If you are on the hunt for a new vehicle to transport you and your troop from school to the doctor to the store to home to soccer to home to dance to the store to home again, then just pass up that line of glistening SUVs at the dealership and head straight to the aisle of minis. Why? Oh, I’m so glad you asked.
I sit just below 5’7”, with a shorter torso and longer legs and I can streeeeeetch myself out in that front passenger seat no problem! Perfect for those long road trips where I kick back and close my eyes to catch a few zzzs. The second row sits far enough away that my kids don’t constantly kick our seats like they do in our sedan. And the third row of my minivan has more leg room than my husband’s old Jeep. When I have the second row middle seat stored away (see customizable seating below), I can easily walk into my car to strap kids in the third row without having to climb over other seats or kids.
But all cars have cup holders! Yes, yes. But does your car have TWELVE cup holders? I have six in my middle console alone! And yes, I often use every last one of them. Just one run through Sonic during Happy Hour and there’s 5 gone right there. Plus with the remnants of my caffeinated beverage from early morning carpool (perhaps yesterday’s is still there as well), the cup holders I use for pencils, pens, scissors and crayons for homework on the go, and each of the door cup holders with their water bottles, I’m not sure how anyone survives with fewer!
My minivan seats 8… or it can seat 5… or 6… or 2… or 7 or…. Not only do the back seats fold down, or one up and two down, or two up and one down, or all up or all flat or and tucked neatly away, but the middle seats can be rearranged too! The middle seats move forward and back, two captains chairs can turn into a bench seat with or without a third seat in the middle. That second row, middle seat tucks nice and neat into the floorboard and the passenger captains chair can slide right next to the driver’s side chair. Or you can leave it where it is. Or you can take it out completely. Shoot, just take the whole middle row out and then there’s like a limousine length between you and your kids who are having a contest to see who can make the most annoying sound in the world. I have three gold medalists right there! Just crank up those rear speakers and you and hubby can have a delightful adult conversation. Maybe you can actually finish a sentence or few between the two of you for once.

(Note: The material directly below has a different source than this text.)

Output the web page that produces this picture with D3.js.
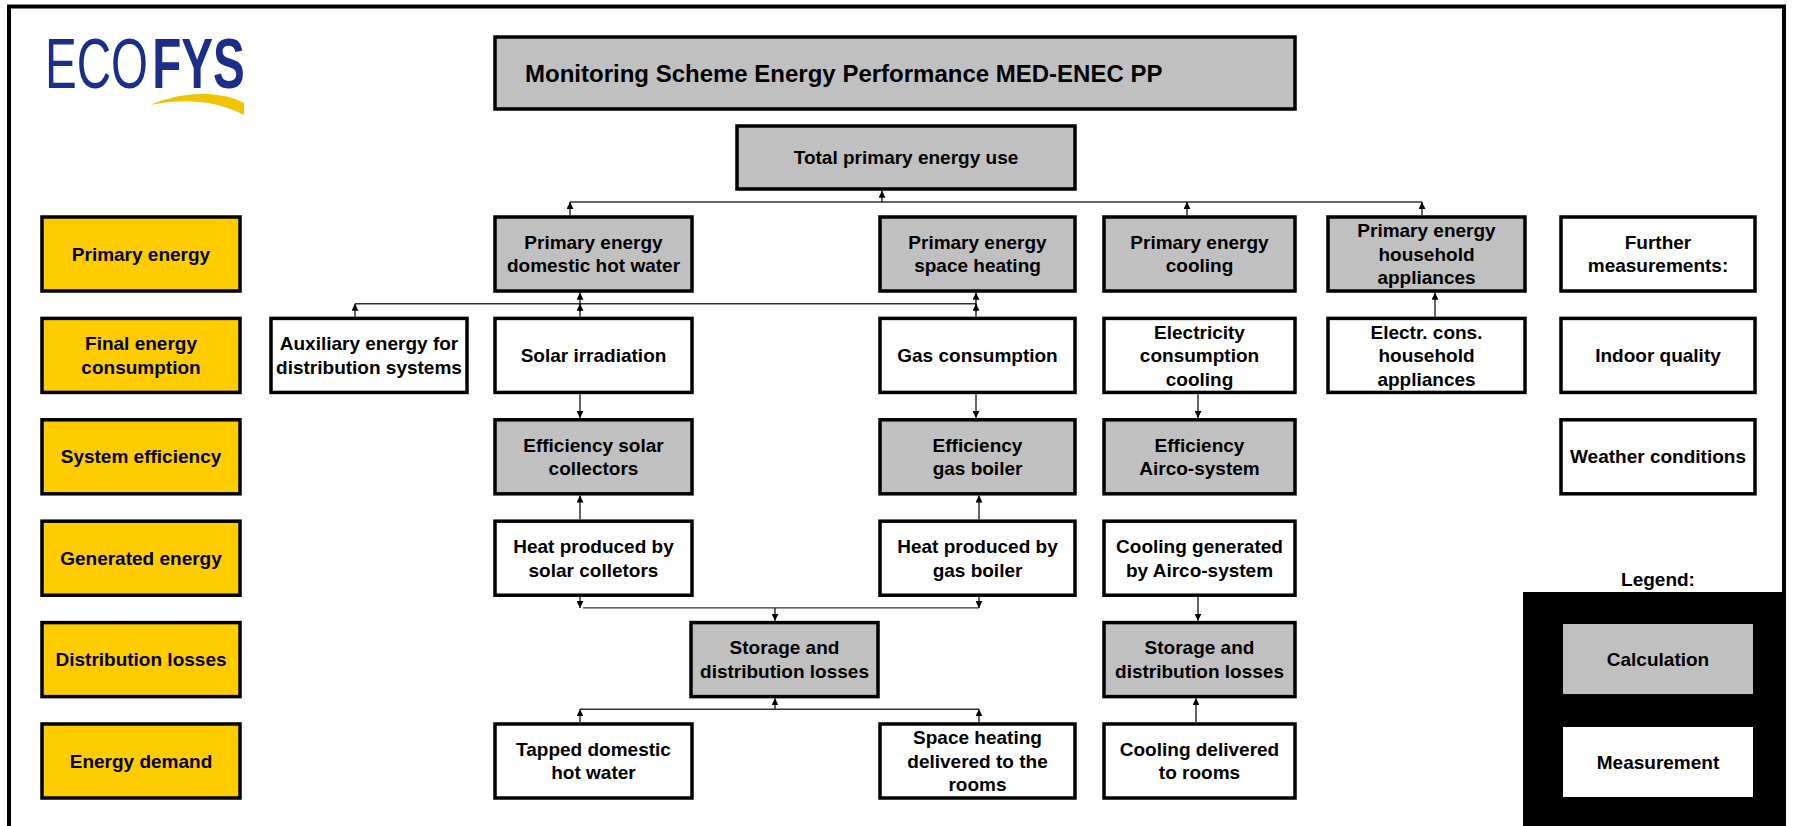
<!DOCTYPE html>
<html><head><meta charset="utf-8">
<script src="https://cdn.jsdelivr.net/npm/d3@7"></script>
<style>
body{margin:0;background:#fff}
svg{display:block}
text{font-family:"Liberation Sans",Arial,Helvetica,sans-serif;font-weight:bold;fill:#000}
</style>
</head><body>
<svg id="chart" width="1794" height="826"></svg>
<script>
// ---------------- DATA ----------------
const chartTitle = "Monitoring Scheme Energy Performance MED-ENEC PP";
const logoParts = ["ECO", "FYS"];
const rowLabels = ["Primary energy", "Final energy\nconsumption", "System efficiency",
  "Generated energy", "Distribution losses", "Energy demand"];
const columnKeys = ["category", "aux", "dhw", "storage", "sh", "cool", "hh", "extra"];
const totalBox = ["total", "Total primary energy use"];
// [id, row index, column, label]
const calculationBoxes = [
  ["pe_dhw", 0, "dhw", "Primary energy\ndomestic hot water"],
  ["pe_sh", 0, "sh", "Primary energy\nspace heating"],
  ["pe_cool", 0, "cool", "Primary energy\ncooling"],
  ["pe_hh", 0, "hh", "Primary energy\nhousehold\nappliances"],
  ["eff_solar", 2, "dhw", "Efficiency solar\ncollectors"],
  ["eff_gas", 2, "sh", "Efficiency\ngas boiler"],
  ["eff_airco", 2, "cool", "Efficiency\nAirco-system"],
  ["stor1", 4, "storage", "Storage and\ndistribution losses"],
  ["stor2", 4, "cool", "Storage and\ndistribution losses"]
];
const measurementBoxes = [
  ["further", 0, "extra", "Further\nmeasurements:"],
  ["aux", 1, "aux", "Auxiliary energy for\ndistribution systems"],
  ["solar", 1, "dhw", "Solar irradiation"],
  ["gas", 1, "sh", "Gas consumption"],
  ["elec_cool", 1, "cool", "Electricity\nconsumption\ncooling"],
  ["elec_hh", 1, "hh", "Electr. cons.\nhousehold\nappliances"],
  ["indoor", 1, "extra", "Indoor quality"],
  ["weather", 2, "extra", "Weather conditions"],
  ["heat_solar", 3, "dhw", "Heat produced by\nsolar colletors"],
  ["heat_gas", 3, "sh", "Heat produced by\ngas boiler"],
  ["cool_gen", 3, "cool", "Cooling generated\nby Airco-system"],
  ["tapped", 5, "dhw", "Tapped domestic\nhot water"],
  ["sh_deliv", 5, "sh", "Space heating\ndelivered to the\nrooms"],
  ["cool_deliv", 5, "cool", "Cooling delivered\nto rooms"]
];
// [id, gap below row index (-1 = below total box), from lane, to lane]
const buses = [
  ["bus1", -1, "dhwTop", "hhTop"],
  ["bus2", 0, "aux", "sh"],
  ["bus3", 3, "dhwBus", "shLow"],
  ["bus4", 4, "dhw", "shLow"]
];
// [from, to, lane, passes-through bus]
const arrows = [
  ["pe_dhw", "bus1", "dhwTop"],
  ["bus1", "total", "total"],
  ["pe_cool", "bus1", "coolTop"],
  ["pe_hh", "bus1", "hhTop"],
  ["aux", "bus2", "aux"],
  ["solar", "pe_dhw", "dhw", "bus2"],
  ["gas", "pe_sh", "sh", "bus2"],
  ["solar", "eff_solar", "dhw"],
  ["heat_solar", "eff_solar", "dhw"],
  ["gas", "eff_gas", "sh"],
  ["heat_gas", "eff_gas", "shLow"],
  ["elec_cool", "eff_airco", "cool"],
  ["elec_hh", "pe_hh", "hh"],
  ["heat_solar", "bus3", "dhw"],
  ["heat_gas", "bus3", "shLow"],
  ["bus3", "stor1", "storage"],
  ["cool_gen", "stor2", "cool"],
  ["tapped", "bus4", "dhw"],
  ["sh_deliv", "bus4", "shLow"],
  ["bus4", "stor1", "storage"],
  ["cool_deliv", "stor2", "coolLow"]
];
const legendTitle = "Legend:";
const legendLabels = ["Calculation", "Measurement"];

// ---------------- LAYOUT ----------------
const svg = d3.select("#chart");
const COL = {cat: "#FFCC00", calc: "#C0C0C0", meas: "#FFFFFF"};
const FS = 19, LH = 23.5, BW = 3.5;

const y = d3.scaleBand().domain(d3.range(rowLabels.length)).range([217, 798]).paddingInner(0.27).paddingOuter(0);
const xCol = d3.scaleOrdinal().domain(columnKeys).range([42, 271, 495, 691, 880, 1104, 1328, 1561]);
const wCol = d3.scaleOrdinal().domain(columnKeys).range([198, 196, 197, 187, 195, 191, 197, 194]);
const lane = d3.scaleOrdinal()
  .domain(["aux", "dhwTop", "dhw", "dhwBus", "storage", "total", "sh", "shLow", "coolTop", "coolLow", "cool", "hhTop", "hh"])
  .range([355, 570, 580, 583, 775, 882, 976, 979, 1187, 1196, 1198, 1422, 1435]);

// frame
svg.append("path").attr("d", "M9,840V6.5H1784V840").attr("fill", "none").attr("stroke", "#000").attr("stroke-width", 4);

// logo
const logo = svg.append("g");
logo.append("path")
  .attr("d", "M150,105 C176,94 214,88 244,103 L244,115 C216,100 182,98 150,105 Z")
  .attr("fill", "#F2C300");
const logoText = logo.append("text").attr("transform", "translate(45,88) scale(0.68,1)")
  .attr("font-size", 70).style("fill", "#1C2E8C");
logoText.append("tspan").style("font-weight", "normal").text(logoParts[0]);
logoText.append("tspan").attr("dx", 6).style("font-weight", "bold").text(logoParts[1]);

// title
svg.append("rect").attr("x", 495).attr("y", 37).attr("width", 800).attr("height", 72)
  .attr("fill", COL.calc).attr("stroke", "#000").attr("stroke-width", BW);
svg.append("text").attr("x", 525).attr("y", 82).attr("font-size", 24).text(chartTitle);

// node geometry
const nodes = new Map();
nodes.set(totalBox[0], {x: 737, y: 126, w: 338, h: 63, label: totalBox[1], fill: COL.calc});
rowLabels.forEach((l, i) => nodes.set("row" + i, {x: xCol("category"), y: y(i), w: wCol("category"), h: y.bandwidth(), label: l, fill: COL.cat}));
calculationBoxes.forEach(([id, r, c, l]) => nodes.set(id, {x: xCol(c), y: y(r), w: wCol(c), h: y.bandwidth(), label: l, fill: COL.calc}));
measurementBoxes.forEach(([id, r, c, l]) => nodes.set(id, {x: xCol(c), y: y(r), w: wCol(c), h: y.bandwidth(), label: l, fill: COL.meas}));

const busY = new Map();
buses.forEach(([id, gap]) => {
  const upperBottom = gap < 0 ? nodes.get("total").y + nodes.get("total").h : y(gap) + y.bandwidth();
  const lowerTop = y(gap + 1);
  busY.set(id, (upperBottom + lowerTop) / 2 - 1);
});

function drawLabel(g, cx, cy, label, size) {
  const lines = label.split("\n");
  lines.forEach((t, i) => g.append("text")
    .attr("x", cx).attr("y", cy + (i - (lines.length - 1) / 2) * LH)
    .attr("dy", "0.35em").attr("text-anchor", "middle").attr("font-size", size).text(t));
}

// boxes
const boxG = svg.append("g");
nodes.forEach((n) => {
  boxG.append("rect").attr("x", n.x).attr("y", n.y).attr("width", n.w).attr("height", n.h)
    .attr("fill", n.fill).attr("stroke", "#000").attr("stroke-width", BW);
  drawLabel(boxG, n.x + n.w / 2, n.y + n.h / 2, n.label, FS);
});

// arrow marker
svg.append("defs").append("marker").attr("id", "ah").attr("viewBox", "0 0 7 7")
  .attr("refX", 7).attr("refY", 3.5).attr("markerWidth", 7).attr("markerHeight", 7)
  .attr("markerUnits", "userSpaceOnUse").attr("orient", "auto")
  .append("path").attr("d", "M0,0L7,3.5L0,7Z").attr("fill", "#000");

const linkG = svg.append("g");
// buses
buses.forEach(([id, gap, a, b]) => {
  linkG.append("line").attr("x1", lane(a)).attr("x2", lane(b)).attr("y1", busY.get(id)).attr("y2", busY.get(id))
    .attr("stroke", "#333").attr("stroke-width", 1.4);
});

function ends(id) {
  if (busY.has(id)) { const v = busY.get(id); return {top: v, bottom: v, cy: v}; }
  const n = nodes.get(id);
  return {top: n.y - BW / 2, bottom: n.y + n.h + BW / 2, cy: n.y + n.h / 2};
}
arrows.forEach(([from, to, ln, via]) => {
  const A = ends(from), B = ends(to), x = lane(ln);
  const up = B.cy < A.cy;
  const y1 = up ? A.top : A.bottom, y2 = up ? B.bottom : B.top;
  linkG.append("line").attr("x1", x).attr("x2", x).attr("y1", y1).attr("y2", y2)
    .attr("stroke", "#111").attr("stroke-width", 1.3).attr("marker-end", "url(#ah)");
  if (via) {
    const vy = busY.get(via);
    linkG.append("line").attr("x1", x).attr("x2", x).attr("y1", vy + (up ? 8 : -8)).attr("y2", vy)
      .attr("stroke", "#111").attr("stroke-width", 1.3).attr("marker-end", "url(#ah)");
  }
});

// legend
const lg = svg.append("g");
lg.append("text").attr("x", 1658).attr("y", 586).attr("text-anchor", "middle").attr("font-size", FS).text(legendTitle);
lg.append("rect").attr("x", 1523).attr("y", 592).attr("width", 263).attr("height", 240).attr("fill", "#000");
const ly = d3.scaleBand().domain(legendLabels).range([624, 797]).paddingInner(0.32);
legendLabels.forEach((l, i) => {
  lg.append("rect").attr("x", 1563).attr("y", ly(l)).attr("width", 190).attr("height", ly.bandwidth())
    .attr("fill", i === 0 ? COL.calc : COL.meas);
  drawLabel(lg, 1658, ly(l) + ly.bandwidth() / 2, l, FS);
});
</script>
</body></html>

The minivan is the ultimate garage sale vehicle. I once fit an 8-foot long rattle box tree that I found one glorious Saturday morning. It has also fit armoires, tables, mattresses, plywood, chairs, luggage for road trips, and my entire booth set up when I worked craft fairs. Not to mention being able to fit everything from your Costco run (kids included) comfortably. People are always amazed at my van’s ability to hold an endless amount of stuff much like Mary Poppins’ bottomless bag or a clown car. Yes, more like a clown car.
Months after owning my minivan I happened upon a secret compartment: a drawer underneath the front passenger seat. Bonus storage?!? The Compartment for Dirty Diaper Disasters (The C3D). A few diapers, wipes and a change of clothes fit perfectly inside! And then the angels sang and plucked their harps. The mom-mobile strikes again!
Sits Like a Sedan
The minivan sits low to the ground. Now, it may not do well for muddin’ in the fields, but when all you do all day is lift those heavy car seats with those chunky babies strapped in, it makes it so much easier when you don’t have to heave the car seat over your head. You simply extend your arms in front of you to lock it in place. You don’t even have to use the handle to help you climb into your car to help buckle the rest of your kids in … the same little toddlers that were able to climb into the car all by themselves. That, my friends, is a victory.
And the mother of all features … Sliding, Automatic Doors
This is the most glorious thing to ever come to a vehicle since the A/C. I kid you not. At the touch of a button, these doors open and close. You can access it by key or by buttons on the dash. I did not know how much I needed this feature in my life until the first time I tried to get into the van after a car parked too close to my mini in the parking lot. I had no trouble at all getting the car seat in since my sliding door didn’t need to swing open. And with all that extra leg room, I was able to walk into the van and climb into the front seat easy peasy. I wasn’t even mad at that terrible parking job … I took it as a challenge! Game on.
Many of us have already traded in our heels for flats, our flat iron for mom buns and our pencil skirts for sweats, so we may as well apply it to what we drive as well. Comfort and convenience over style … no shame in that! No matter what those SUV moms say, we still hold loads of cool points accumulating in all of our extra cup holders and secret compartments. And just like the crumbs in our van, they pour out onto the asphalt as we open those magic doors in that carpool line.